So I have solutions to two statistics questions below, but I don't quite understand where some values came from and was hoping someone could clarify. I bolded the steps I didn't understand and also left a comment at the start of each solution.
Q1:
An estimate of the percentage of the defectives in a lot of pins supplied by a vendor is desired to be within 1% of the true proportion at 90% confidence level.
(b) If the actual percentage of the defectives is unknown, what is the minimum sample size needed for the study?
The solution is below but I don't understand why p = 0.5? What makes that the worst case?
so worst case for the value of sqrt( p*(1-p)/n) is when p =0.5
CI_Low = p - Z_critical* sqrt( (p)* (1-p)/ n)
CI_High = p + Z_Critical sqrt( p(1-p)/n)
1.645*sqrt ( p*(1-p)/ n) = 0.01
sqrt( 0.5*0.5/n) = 0.01/1.645 = 0.006079027
0.25/n = 3.69546E-05
3.69546E-05*n = 0.25
n = 0.25/3.69546E-05 = 6765.0625
n = 6766
Q2:
A statistician estimates the 92% confidence interval for the mean of a normally distributed population as (162.75, 173.25) at the end of a sampling experiment assuming a known population standard deviation.
a. Use the information given to construct the 97% confidence interval for the population mean.
The solution for this is long so I'm not going to paste all of it, but I was wondering why the tails '4%' and '1.5%' need to be added to the critical z values? I tried searching online but I couldn't figure out what formula or rule this falls under?
CI_Low = mean - Z_critical*standard deviation/sqrt(N)
CI_High = mean + Z_critical*standard deviationa/sqrt(N)
mean = (162.75 +173.25) /2 = 168
92 % confidence range has 4 % tail on both sides
Z_critical = 0.96
Z_critical = 1.750686071
P(z< 1.75 ) = 0.9599
P(z< 1.76) = 0.9608
so for 97 % confidence range
97 % has 1.5 % tails on both sides
P(z< Z) = 0.985 gives Z_critical for that
P(z<2.17) = 0.9850
Thoughtful question. I will try to answer just the parts you put in bold type.

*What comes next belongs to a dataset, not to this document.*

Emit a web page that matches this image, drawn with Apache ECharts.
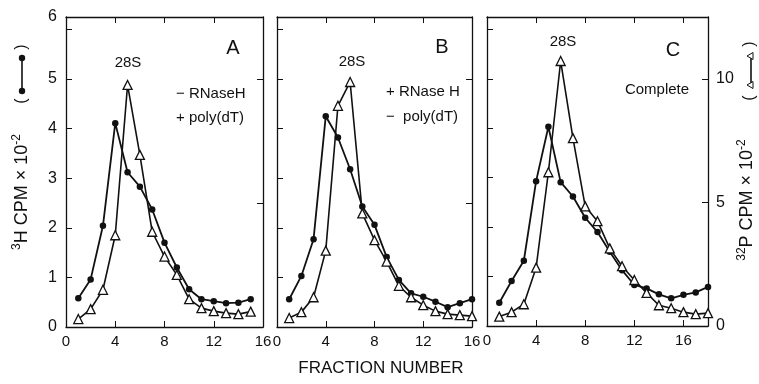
<!DOCTYPE html>
<html>
<head>
<meta charset="utf-8">
<script src="https://cdn.jsdelivr.net/npm/echarts@6/dist/echarts.min.js"></script>
<style>
  html, body { margin: 0; padding: 0; background: #fff; }
  #chart { width: 759px; height: 384px; }
</style>
</head>
<body>
<div id="chart"></div>
<script>
// fraction numbers per panel
const fractionsA = [1, 2, 3, 4, 5, 6, 7, 8, 9, 10, 11, 12, 13, 14, 15];
const fractionsB = [1, 2, 3, 4, 5, 6, 7, 8, 9, 10, 11, 12, 13, 14, 15, 16];
const fractionsC = [1, 2, 3, 4, 5, 6, 7, 8, 9, 10, 11, 12, 13, 14, 15, 16, 17, 18];

// 3H CPM x 10^-2 (filled circles, left axis)
const h3A = [0.58, 0.96, 2.04, 4.11, 3.12, 2.83, 2.37, 1.70, 1.20, 0.76, 0.56, 0.52, 0.48, 0.49, 0.56];
const h3B = [0.56, 1.03, 1.77, 4.25, 3.82, 3.18, 2.43, 2.06, 1.41, 0.95, 0.68, 0.61, 0.51, 0.40, 0.48, 0.56];
const h3C = [0.47, 0.91, 1.32, 2.93, 4.03, 2.91, 2.62, 2.19, 1.90, 1.50, 1.13, 0.83, 0.76, 0.64, 0.56, 0.63, 0.68, 0.79];

// 32P CPM x 10^-2 (open triangles, right axis)
const p32A = [0.32, 0.72, 1.50, 3.70, 9.76, 6.94, 3.84, 2.84, 2.10, 1.12, 0.76, 0.64, 0.56, 0.52, 0.62];
const p32B = [0.36, 0.60, 1.20, 3.08, 8.92, 9.88, 4.58, 3.50, 2.64, 1.66, 1.20, 0.88, 0.64, 0.52, 0.48, 0.44];
const p32C = [0.38, 0.56, 0.88, 2.36, 6.22, 10.72, 7.60, 4.84, 4.24, 3.14, 2.42, 1.86, 1.34, 0.84, 0.72, 0.56, 0.48, 0.52];

// tick labels
const xTickLabels = [0, 4, 8, 12, 16];
const h3TickLabels = [0, 1, 2, 3, 4, 5, 6];
const p32TickLabels = [0, 5, 10];

const panelLetters = ['A', 'B', 'C'];
const panelNotes = [['− RNaseH', '+ poly(dT)'], ['+ RNase H', '−  poly(dT)'], ['Complete']];

const FONT = '"Liberation Sans", Arial, sans-serif';
const INK = '#111';

const fractions = [fractionsA, fractionsB, fractionsC];
const h3 = [h3A, h3B, h3C];
const p32 = [p32A, p32B, p32C];
const xMax = [16, 16, 18];
const H3_MAX = 6.25;
const P32_MAX = 12.5;

const grids = [
  { left: 66, top: 17, width: 197, height: 310 },
  { left: 277, top: 17, width: 195, height: 310 },
  { left: 487, top: 17, width: 221, height: 309 },
];

const frameLine = { color: INK, width: 1.3 };
const xAxis = [];
const yAxis = [];
const series = [];

grids.forEach((g, i) => {
  const xBase = {
    gridIndex: i, type: 'value', min: 0, max: xMax[i], interval: 4,
    axisLine: { onZero: false, lineStyle: frameLine },
    axisTick: { inside: true, length: 6, lineStyle: { color: INK, width: 1 } },
    splitLine: { show: false },
  };
  xAxis.push(Object.assign({}, xBase, {
    position: 'bottom',
    axisLabel: {
      color: INK, fontSize: 15, fontFamily: FONT, margin: 7,
      formatter: v => (xTickLabels.includes(v) ? String(v) : ''),
    },
  }));
  xAxis.push(Object.assign({}, xBase, { position: 'top', axisLabel: { show: false } }));

  yAxis.push({
    gridIndex: i, type: 'value', position: 'left', min: 0, max: H3_MAX, interval: 1,
    axisLine: { onZero: false, lineStyle: frameLine },
    axisTick: { inside: true, length: 6, lineStyle: { color: INK, width: 1 } },
    splitLine: { show: false },
    axisLabel: {
      show: i === 0, color: INK, fontSize: 16, fontFamily: FONT, margin: 9,
      // the drawn frame top carries the "6"
      formatter: v => (v > 6 ? '6' : (v < 6 && h3TickLabels.includes(v) ? String(v) : '')),
    },
  });
  yAxis.push({
    gridIndex: i, type: 'value', position: 'right', min: 0, max: P32_MAX, interval: 5,
    axisLine: { onZero: false, lineStyle: frameLine },
    axisTick: { inside: true, length: 6, lineStyle: { color: INK, width: 1 } },
    splitLine: { show: false },
    axisLabel: {
      show: i === 2, color: INK, fontSize: 16, fontFamily: FONT, margin: 8,
      formatter: v => (p32TickLabels.includes(v) ? String(v) : ''),
    },
  });

  series.push({
    name: '3H ' + panelLetters[i], type: 'line',
    xAxisIndex: i * 2, yAxisIndex: i * 2,
    data: fractions[i].map((f, k) => [f, h3[i][k]]),
    symbol: 'circle', symbolSize: 6.5,
    lineStyle: { color: INK, width: 1.8 },
    itemStyle: { color: INK },
    z: 3,
  });
  series.push({
    name: '32P ' + panelLetters[i], type: 'line',
    xAxisIndex: i * 2, yAxisIndex: i * 2 + 1,
    data: fractions[i].map((f, k) => [f, p32[i][k]]),
    symbol: 'triangle', symbolSize: 9,
    lineStyle: { color: INK, width: 1.6 },
    itemStyle: { color: '#fff', borderColor: INK, borderWidth: 1.3 },
    z: 4,
  });
});

const txt = (x, y, text, size, extra) => ({
  type: 'text', x, y, z: 10,
  style: Object.assign({ text, fill: INK, fontSize: size, fontFamily: FONT, align: 'center', verticalAlign: 'middle' }, extra || {}),
});

const graphic = [
  // peak labels
  txt(128, 63, '28S', 15), txt(352, 62, '28S', 15), txt(563, 42, '28S', 15),
  // panel letters
  txt(233, 48, panelLetters[0], 20), txt(442, 47, panelLetters[1], 20), txt(673, 50, panelLetters[2], 20),
  // conditions
  txt(176, 94, panelNotes[0][0], 15, { align: 'left' }),
  txt(176, 118, panelNotes[0][1], 15, { align: 'left' }),
  txt(386, 92, panelNotes[1][0], 15, { align: 'left' }),
  txt(386, 117, panelNotes[1][1], 15, { align: 'left' }),
  txt(657, 90, panelNotes[2][0], 15),
  // x axis title
  txt(381, 368, 'FRACTION NUMBER', 17),
  // left axis title
  {
    type: 'text', x: 21, y: 192, rotation: Math.PI / 2, z: 10,
    style: {
      text: '{s|3}{n|H CPM × 10}{s|-2}', align: 'center', verticalAlign: 'middle', fill: INK,
      rich: {
        n: { fontSize: 18, fontFamily: FONT, lineHeight: 21, verticalAlign: 'bottom', fill: INK },
        s: { fontSize: 12, fontFamily: FONT, lineHeight: 21, verticalAlign: 'top', fill: INK },
      },
    },
  },
  // right axis title
  {
    type: 'text', x: 746, y: 200, rotation: Math.PI / 2, z: 10,
    style: {
      text: '{s|32}{n|P CPM × 10}{s|-2}', align: 'center', verticalAlign: 'middle', fill: INK,
      rich: {
        n: { fontSize: 18, fontFamily: FONT, lineHeight: 21, verticalAlign: 'bottom', fill: INK },
        s: { fontSize: 12, fontFamily: FONT, lineHeight: 21, verticalAlign: 'top', fill: INK },
      },
    },
  },
  // left key: ( •—• )
  { type: 'line', z: 10, shape: { x1: 22, y1: 58, x2: 22, y2: 91 }, style: { stroke: INK, lineWidth: 1.6 } },
  { type: 'circle', z: 10, shape: { cx: 22, cy: 58, r: 3.2 }, style: { fill: INK } },
  { type: 'circle', z: 10, shape: { cx: 22, cy: 91, r: 3.2 }, style: { fill: INK } },
  Object.assign(txt(22, 101, '(', 16), { rotation: Math.PI / 2 }),
  Object.assign(txt(22, 47, ')', 16), { rotation: Math.PI / 2 }),
  // right key: ( ▵—▵ )
  { type: 'line', z: 10, shape: { x1: 751, y1: 56, x2: 751, y2: 85 }, style: { stroke: INK, lineWidth: 1.6 } },
  { type: 'polygon', z: 11, shape: { points: [[747, 56], [753, 52.5], [753, 59.5]] }, style: { fill: '#fff', stroke: INK, lineWidth: 1 } },
  { type: 'polygon', z: 11, shape: { points: [[747, 85], [753, 81.5], [753, 88.5]] }, style: { fill: '#fff', stroke: INK, lineWidth: 1 } },
  Object.assign(txt(750, 98, '(', 16), { rotation: Math.PI / 2 }),
  Object.assign(txt(750, 44, ')', 16), { rotation: Math.PI / 2 }),
];

const chart = echarts.init(document.getElementById('chart'));
chart.setOption({
  animation: false,
  backgroundColor: '#fff',
  grid: grids,
  xAxis,
  yAxis,
  series,
  graphic,
});
</script>
</body>
</html>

(1) Here is a plot of $p(1-p)$ against $p$ for $0 < p < 1.$
Notice that the maximum of this parabolic curve is at $p = 1/2.$ Consequently, the standard error $\sqrt{p(1-p)/n}$ is maximized when $p = 1/2.$
Because you don't know $p,$ you need to use the largest possible standard error in order to be sure the sample size $n$ is large enough.
(2) A 92% confidence interval is of the form $\bar X \pm 1.7507\frac{\sigma}{\sqrt{n}}.$ The bold statement has to do with how the numbers $\pm 1.7507$ are found. In order to have 92% of the probability under the standard normal curve below (in the central part), you need to put 4% of the probability in each tail--that is outside of the vertical dotted lines at each end of the curve.[Similarly, for a 95% CI, you put probability 2.5% in each tail; for a 90% CI you put 5% in each tail; and for a 97% CI you put 1.5% in each tail.]